START

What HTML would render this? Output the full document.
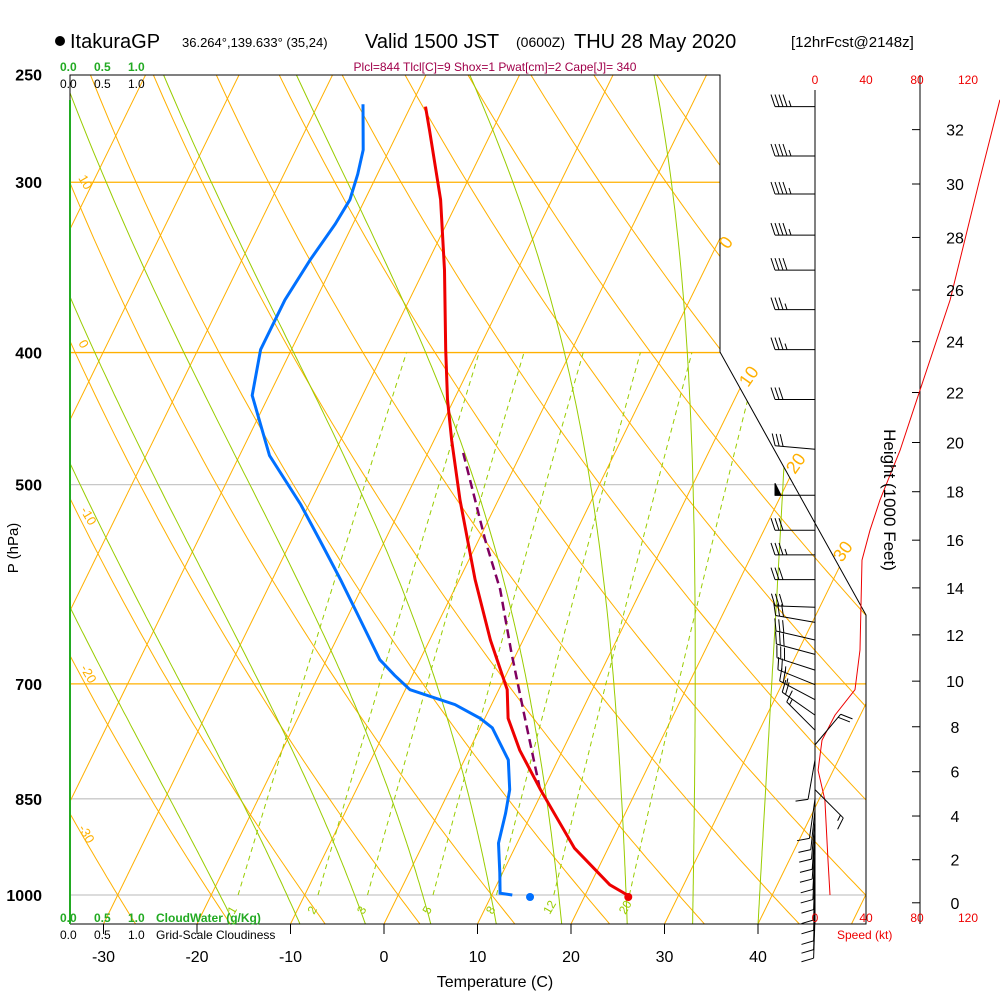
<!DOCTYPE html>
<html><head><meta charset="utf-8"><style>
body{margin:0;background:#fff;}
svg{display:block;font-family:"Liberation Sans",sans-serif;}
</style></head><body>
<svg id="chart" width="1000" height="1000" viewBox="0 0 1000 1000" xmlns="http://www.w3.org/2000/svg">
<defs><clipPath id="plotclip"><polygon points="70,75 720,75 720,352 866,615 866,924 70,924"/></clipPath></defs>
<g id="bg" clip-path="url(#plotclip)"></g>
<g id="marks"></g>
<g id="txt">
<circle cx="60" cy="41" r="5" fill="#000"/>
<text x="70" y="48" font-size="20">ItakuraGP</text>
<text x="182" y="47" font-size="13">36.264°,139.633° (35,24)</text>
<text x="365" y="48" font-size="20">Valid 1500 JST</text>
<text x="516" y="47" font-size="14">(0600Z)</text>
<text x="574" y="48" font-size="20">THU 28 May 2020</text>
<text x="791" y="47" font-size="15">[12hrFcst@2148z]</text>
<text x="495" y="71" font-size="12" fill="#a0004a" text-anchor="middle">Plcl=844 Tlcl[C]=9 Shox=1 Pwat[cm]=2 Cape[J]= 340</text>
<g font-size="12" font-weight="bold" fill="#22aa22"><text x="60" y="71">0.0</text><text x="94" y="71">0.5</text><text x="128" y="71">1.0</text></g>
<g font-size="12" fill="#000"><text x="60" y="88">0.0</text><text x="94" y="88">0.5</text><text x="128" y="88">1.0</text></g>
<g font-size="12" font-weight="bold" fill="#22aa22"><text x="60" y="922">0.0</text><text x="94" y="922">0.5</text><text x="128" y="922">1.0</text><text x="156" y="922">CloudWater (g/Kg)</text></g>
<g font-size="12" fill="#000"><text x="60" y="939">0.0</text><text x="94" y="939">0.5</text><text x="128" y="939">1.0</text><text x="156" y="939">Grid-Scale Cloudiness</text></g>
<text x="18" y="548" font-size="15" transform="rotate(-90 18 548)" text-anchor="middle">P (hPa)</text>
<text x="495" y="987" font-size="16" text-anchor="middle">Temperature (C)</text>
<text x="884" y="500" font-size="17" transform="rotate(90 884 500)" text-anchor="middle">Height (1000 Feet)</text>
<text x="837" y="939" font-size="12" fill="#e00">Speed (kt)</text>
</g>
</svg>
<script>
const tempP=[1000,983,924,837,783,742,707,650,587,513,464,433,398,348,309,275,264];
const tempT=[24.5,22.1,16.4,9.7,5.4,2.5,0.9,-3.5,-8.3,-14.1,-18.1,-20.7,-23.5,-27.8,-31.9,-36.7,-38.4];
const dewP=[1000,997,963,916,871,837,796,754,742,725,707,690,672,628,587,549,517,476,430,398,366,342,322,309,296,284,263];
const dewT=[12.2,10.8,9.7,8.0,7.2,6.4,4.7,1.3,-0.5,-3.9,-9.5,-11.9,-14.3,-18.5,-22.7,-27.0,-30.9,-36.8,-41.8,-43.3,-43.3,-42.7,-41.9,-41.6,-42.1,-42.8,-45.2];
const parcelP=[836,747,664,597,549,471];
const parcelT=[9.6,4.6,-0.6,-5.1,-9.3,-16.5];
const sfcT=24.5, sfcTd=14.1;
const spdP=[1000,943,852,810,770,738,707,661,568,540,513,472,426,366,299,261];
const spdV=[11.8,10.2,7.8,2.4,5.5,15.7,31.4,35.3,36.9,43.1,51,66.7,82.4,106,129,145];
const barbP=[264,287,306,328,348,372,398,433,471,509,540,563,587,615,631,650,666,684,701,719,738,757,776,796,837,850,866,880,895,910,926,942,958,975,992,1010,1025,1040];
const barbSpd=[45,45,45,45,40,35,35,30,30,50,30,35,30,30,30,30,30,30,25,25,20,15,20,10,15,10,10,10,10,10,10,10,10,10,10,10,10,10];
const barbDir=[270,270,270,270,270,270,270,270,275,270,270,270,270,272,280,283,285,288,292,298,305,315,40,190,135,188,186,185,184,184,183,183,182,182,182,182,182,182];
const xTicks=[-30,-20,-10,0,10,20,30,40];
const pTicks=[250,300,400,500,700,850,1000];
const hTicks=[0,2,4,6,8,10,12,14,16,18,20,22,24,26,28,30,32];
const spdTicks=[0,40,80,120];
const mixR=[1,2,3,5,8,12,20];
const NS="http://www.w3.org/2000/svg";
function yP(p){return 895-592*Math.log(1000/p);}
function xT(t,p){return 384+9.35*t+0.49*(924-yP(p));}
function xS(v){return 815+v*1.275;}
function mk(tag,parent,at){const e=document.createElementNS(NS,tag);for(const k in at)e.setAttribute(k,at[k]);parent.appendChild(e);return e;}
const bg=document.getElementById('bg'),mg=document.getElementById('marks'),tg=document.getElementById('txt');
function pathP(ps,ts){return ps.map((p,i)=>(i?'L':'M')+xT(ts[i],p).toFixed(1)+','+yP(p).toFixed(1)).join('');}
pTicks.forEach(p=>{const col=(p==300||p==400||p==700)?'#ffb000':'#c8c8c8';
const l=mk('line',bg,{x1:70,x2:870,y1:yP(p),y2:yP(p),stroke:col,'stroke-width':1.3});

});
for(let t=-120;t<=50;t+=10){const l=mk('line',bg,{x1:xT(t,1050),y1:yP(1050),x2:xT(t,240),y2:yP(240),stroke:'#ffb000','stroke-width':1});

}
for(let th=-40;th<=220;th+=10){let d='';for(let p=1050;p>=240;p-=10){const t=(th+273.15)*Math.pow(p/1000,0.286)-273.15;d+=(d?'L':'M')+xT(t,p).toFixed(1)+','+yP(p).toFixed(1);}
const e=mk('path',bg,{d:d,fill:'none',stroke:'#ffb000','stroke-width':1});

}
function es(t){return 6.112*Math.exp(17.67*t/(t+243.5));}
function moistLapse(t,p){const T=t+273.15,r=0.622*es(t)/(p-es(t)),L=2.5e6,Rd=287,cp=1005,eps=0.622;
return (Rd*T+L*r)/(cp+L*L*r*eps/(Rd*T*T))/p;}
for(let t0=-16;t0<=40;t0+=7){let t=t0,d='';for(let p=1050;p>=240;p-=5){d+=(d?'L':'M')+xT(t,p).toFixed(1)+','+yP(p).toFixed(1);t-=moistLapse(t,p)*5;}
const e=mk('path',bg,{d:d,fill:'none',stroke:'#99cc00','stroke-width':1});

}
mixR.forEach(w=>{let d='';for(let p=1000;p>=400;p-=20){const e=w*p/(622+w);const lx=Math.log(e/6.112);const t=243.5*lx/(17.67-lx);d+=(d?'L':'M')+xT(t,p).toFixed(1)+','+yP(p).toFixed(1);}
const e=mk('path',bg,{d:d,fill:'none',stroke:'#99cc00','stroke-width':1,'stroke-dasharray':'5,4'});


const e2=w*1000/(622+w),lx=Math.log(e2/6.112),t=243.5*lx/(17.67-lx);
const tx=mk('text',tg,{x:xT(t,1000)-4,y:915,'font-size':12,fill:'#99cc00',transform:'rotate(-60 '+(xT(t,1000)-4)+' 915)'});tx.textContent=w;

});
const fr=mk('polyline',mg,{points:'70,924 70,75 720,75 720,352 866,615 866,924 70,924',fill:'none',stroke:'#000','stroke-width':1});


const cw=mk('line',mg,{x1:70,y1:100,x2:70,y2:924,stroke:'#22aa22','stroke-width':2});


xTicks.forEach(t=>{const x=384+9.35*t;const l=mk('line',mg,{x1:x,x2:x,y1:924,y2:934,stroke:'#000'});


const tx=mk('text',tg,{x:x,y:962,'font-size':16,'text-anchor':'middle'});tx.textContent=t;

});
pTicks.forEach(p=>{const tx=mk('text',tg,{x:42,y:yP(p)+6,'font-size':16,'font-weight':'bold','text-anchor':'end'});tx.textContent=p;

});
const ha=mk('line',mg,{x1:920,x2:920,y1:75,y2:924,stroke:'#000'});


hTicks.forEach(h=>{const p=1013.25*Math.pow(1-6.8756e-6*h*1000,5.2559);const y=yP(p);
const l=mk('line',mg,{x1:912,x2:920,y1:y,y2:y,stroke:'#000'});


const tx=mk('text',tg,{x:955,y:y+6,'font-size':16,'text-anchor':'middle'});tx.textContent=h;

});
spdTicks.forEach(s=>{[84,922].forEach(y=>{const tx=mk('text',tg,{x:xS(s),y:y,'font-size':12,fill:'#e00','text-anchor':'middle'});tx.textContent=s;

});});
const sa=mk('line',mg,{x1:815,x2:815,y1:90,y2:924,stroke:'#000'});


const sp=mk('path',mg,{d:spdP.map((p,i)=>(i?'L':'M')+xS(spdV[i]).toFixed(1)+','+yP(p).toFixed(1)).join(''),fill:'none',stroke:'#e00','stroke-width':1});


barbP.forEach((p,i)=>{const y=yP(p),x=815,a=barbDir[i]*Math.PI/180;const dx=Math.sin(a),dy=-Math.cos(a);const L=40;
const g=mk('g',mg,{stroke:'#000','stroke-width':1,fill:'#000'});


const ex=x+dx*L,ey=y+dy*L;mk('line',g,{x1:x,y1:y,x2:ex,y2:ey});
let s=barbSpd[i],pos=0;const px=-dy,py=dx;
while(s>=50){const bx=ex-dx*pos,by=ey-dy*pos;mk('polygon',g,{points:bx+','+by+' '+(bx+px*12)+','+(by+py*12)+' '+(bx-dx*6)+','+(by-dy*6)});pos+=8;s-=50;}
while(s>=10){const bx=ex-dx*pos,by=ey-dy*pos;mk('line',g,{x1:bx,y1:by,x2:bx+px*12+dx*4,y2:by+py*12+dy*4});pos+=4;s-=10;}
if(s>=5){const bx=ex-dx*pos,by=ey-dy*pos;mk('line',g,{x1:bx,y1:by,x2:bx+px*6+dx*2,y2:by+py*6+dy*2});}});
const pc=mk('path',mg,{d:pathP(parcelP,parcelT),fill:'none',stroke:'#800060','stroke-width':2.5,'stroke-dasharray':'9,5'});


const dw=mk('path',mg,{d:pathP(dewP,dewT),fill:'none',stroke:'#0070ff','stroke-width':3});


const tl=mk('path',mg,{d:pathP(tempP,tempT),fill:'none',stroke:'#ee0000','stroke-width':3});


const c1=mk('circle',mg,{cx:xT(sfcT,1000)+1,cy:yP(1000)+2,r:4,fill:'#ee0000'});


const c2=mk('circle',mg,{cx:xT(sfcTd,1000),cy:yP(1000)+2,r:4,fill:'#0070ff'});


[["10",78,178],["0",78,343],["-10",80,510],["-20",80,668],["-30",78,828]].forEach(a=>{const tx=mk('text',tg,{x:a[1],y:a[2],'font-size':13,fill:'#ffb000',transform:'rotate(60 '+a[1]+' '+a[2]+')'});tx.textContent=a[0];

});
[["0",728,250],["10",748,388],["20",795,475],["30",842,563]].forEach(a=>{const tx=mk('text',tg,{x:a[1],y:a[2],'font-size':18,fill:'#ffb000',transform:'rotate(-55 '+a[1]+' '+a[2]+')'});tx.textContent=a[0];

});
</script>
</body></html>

END

TASK TO CARRY OUT —
Only the number is wanted: how many lines in the data include the string "document"?

RESPONSE —
3